C’est aller vite en besogne lorsqu’on sait que la constitutionnalité d’un tel fichier est douteuse. Ce fichier conduirait en effet à croiser les fichiers existants détenus par l’Etat, par les différentes caisses de sécurité sociale ainsi que par les collectivités locales qui gèrent les allocataires sociaux.
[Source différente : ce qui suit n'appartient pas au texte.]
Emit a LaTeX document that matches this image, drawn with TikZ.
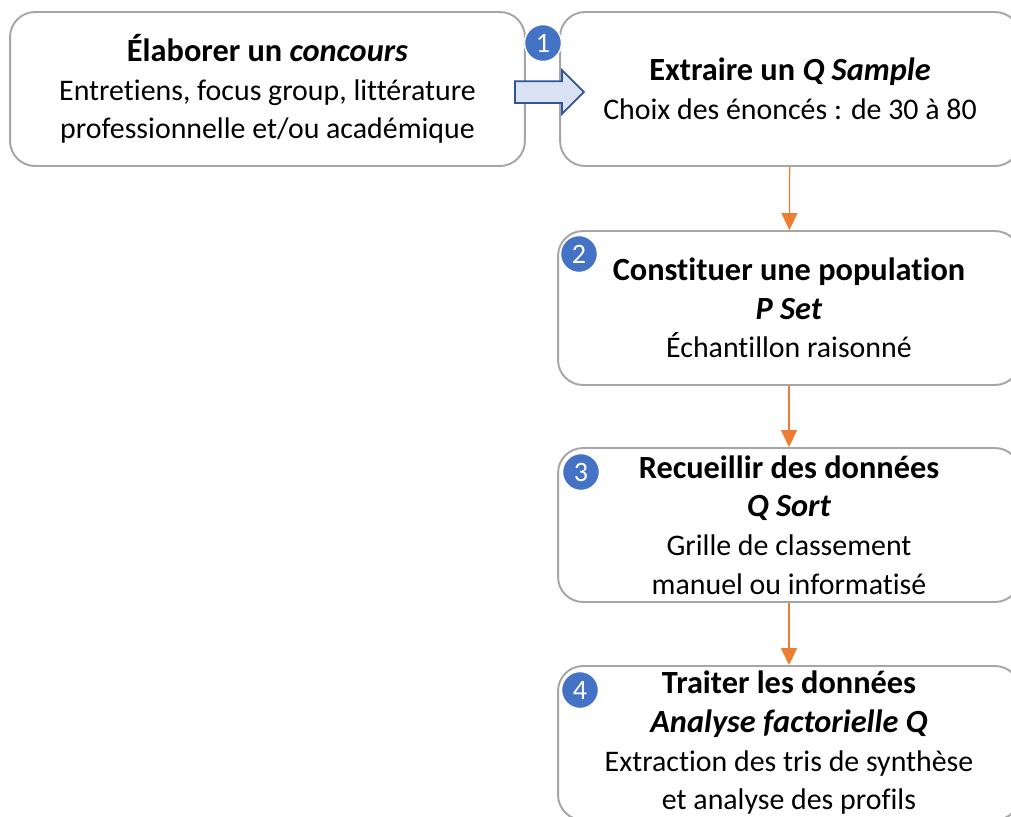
\documentclass[tikz,border=0pt]{standalone}
\usepackage{fontspec}
\setmainfont{Carlito}[Ligatures=NoCommon]
\usetikzlibrary{shapes.arrows, arrows.meta, positioning}
\definecolor{cadre}{HTML}{A6A6A6}
\definecolor{pastille}{HTML}{4472C4}
\definecolor{flechebleue}{HTML}{DAE3F3}
\definecolor{bordbleu}{HTML}{2F5597}
\definecolor{orange}{HTML}{ED7D31}
\newcommand{\titre}[1]{{\fontsize{18.4}{22}\selectfont\bfseries #1}}

\begin{document}
\begin{tikzpicture}[
    x=0.02cm, y=-0.02cm,
    every node/.style={font=\fontsize{17}{22}\selectfont},
    etape/.style={draw=cadre, line width=1.1pt, rounded corners=0.5cm,
                  minimum height=3.08cm, align=center, inner sep=0pt},
    num/.style={circle, fill=pastille, draw=white, line width=0.8pt,
                minimum size=0.74cm, inner sep=0pt, text=white,
                font=\fontsize{16}{18}\selectfont},
    arr/.style={-{Triangle[length=3.4mm, width=3.2mm]}, draw=orange, fill=orange, line width=0.7pt}
]
    \clip (0,0) rectangle (1011,816);
    \fill[white] (0,0) rectangle (1011,816);

    \node[etape, minimum width=10.3cm] (concours) at (267.5, 89)
        {\titre{Élaborer un \textit{concours}}\\
         Entretiens, focus group, littérature\\
         professionnelle et/ou académique};
    \node[etape, minimum width=9.2cm] (sample) at (790, 89)
        {\titre{Extraire un \textit{Q Sample}}\\
         Choix des énoncés : de 30 à 80};
    \node[etape, minimum width=9.24cm] (pset) at (789, 308)
        {\titre{Constituer une population}\\
         \titre{\textit{P Set}}\\
         Échantillon raisonné};
    \node[etape, minimum width=9.24cm] (qsort) at (789, 525)
        {\titre{Recueillir des données}\\
         \titre{\textit{Q Sort}}\\
         Grille de classement\\
         manuel ou informatisé};
    \node[etape, minimum width=9.24cm] (analyse) at (789, 743)
        {\titre{Traiter les données}\\
         \titre{\textit{Analyse factorielle Q}}\\
         Extraction des tris de synthèse\\
         et analyse des profils};

    \node[num] (n1) at (543, 43)  {1};
    \node[num] (n2) at (579, 254) {2};
    \node[num] (n3) at (581, 472) {3};
    \node[num] (n4) at (580, 690) {4};

    % fleche creuse entre les deux premieres etapes
    \node[single arrow, draw=bordbleu, fill=flechebleue, line width=1pt,
          inner xsep=0pt, inner ysep=0.2cm, minimum height=1.38cm,
          single arrow head extend=0.22cm, single arrow head indent=0pt]
          (fleche) at (544, 92) {};

    \draw[arr] (sample) -- (pset);
    \draw[arr] (pset) -- (qsort);
    \draw[arr] (qsort) -- (analyse);
\end{tikzpicture}
\end{document}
Or la CNIL a plusieurs fois réaffirmé dans son rapport annuel et ses délibérations qu’un tel croisement n’était pas possible juridiquement parce qu’il permettrait à n’importe quelle administration d’obtenir des informations protégées auxquelles la loi interdit d’avoir accès.

 

Le Conseil d’Etat et le Conseil constitutionnel ne manqueront pas d’annuler ce fichier au nom de l’atteinte aux libertés publiques : une mesure de police, car c’en est une, doit être proportionnée à l’objectif qu’elle recherche. Les administrations peuvent s’échanger des informations sous le contrôle du juge, comme c’est le cas actuellement, mais elles n’ont pas le droit de constituer un fichier général commun, a fortiori s’il porte sur plusieurs millions de personnes.

 

Alors pourquoi une telle proposition ? M. Bertrand en fait un objectif de réduction des déficits publics. Le gouvernement croit-il sérieusement que c’est en fichant les allocataires sociaux qu’il va résorber les déficits abyssaux qu’il lègue à la France ? La fraude aux prestations sociales (indemnités d’arrêts maladie, allocations familiales, RSA, etc.) représenterait entre 2 et 3 milliards d’euros selon le rapport du député UMP Dominique Tian. Mais le même rapport évalue entre 8 et 15,8 milliards d’euros le manque à gagner lié à la fraude aux prélèvements sur les cotisations patronales et salariales. Cette fraude aux cotisations représente cinq fois l’équivalent de la fraude aux prestations !

 

La véritable intention du gouvernement dans cette affaire n’est pas de lutter contre les déficits mais de légitimer dans l’opinion l’idée d’un contrôle social renforcé et d’un fichage généralisé de la société. Les républicains ne doivent pas s’y tromper : il ne s’agit en rien d’une vulgire opération de communication mais bien d’une offensive idéologique méthodique, menée par l’aile dure de l’UMP sur des idées qui furent celles du FN, et qui conduit du fichage des enfants délinquants au le fichier Edvige, en passant par les tests ADN.

 

L’objectif est de réhabiliter une vision réactionnaire de la société fondée sur le contrôle social des individus.

 

Il est temps que les partisans des grandes libertés publiques qui ont fait la France se réveillent et prennent position plus vigoureusement qu’ils ne le font aujourd’hui pour défendre l’héritage républicain de nos libertés. L’alternance en 2012 sera à ce prix car la bataille de l’opinion est loin d’être gagnée.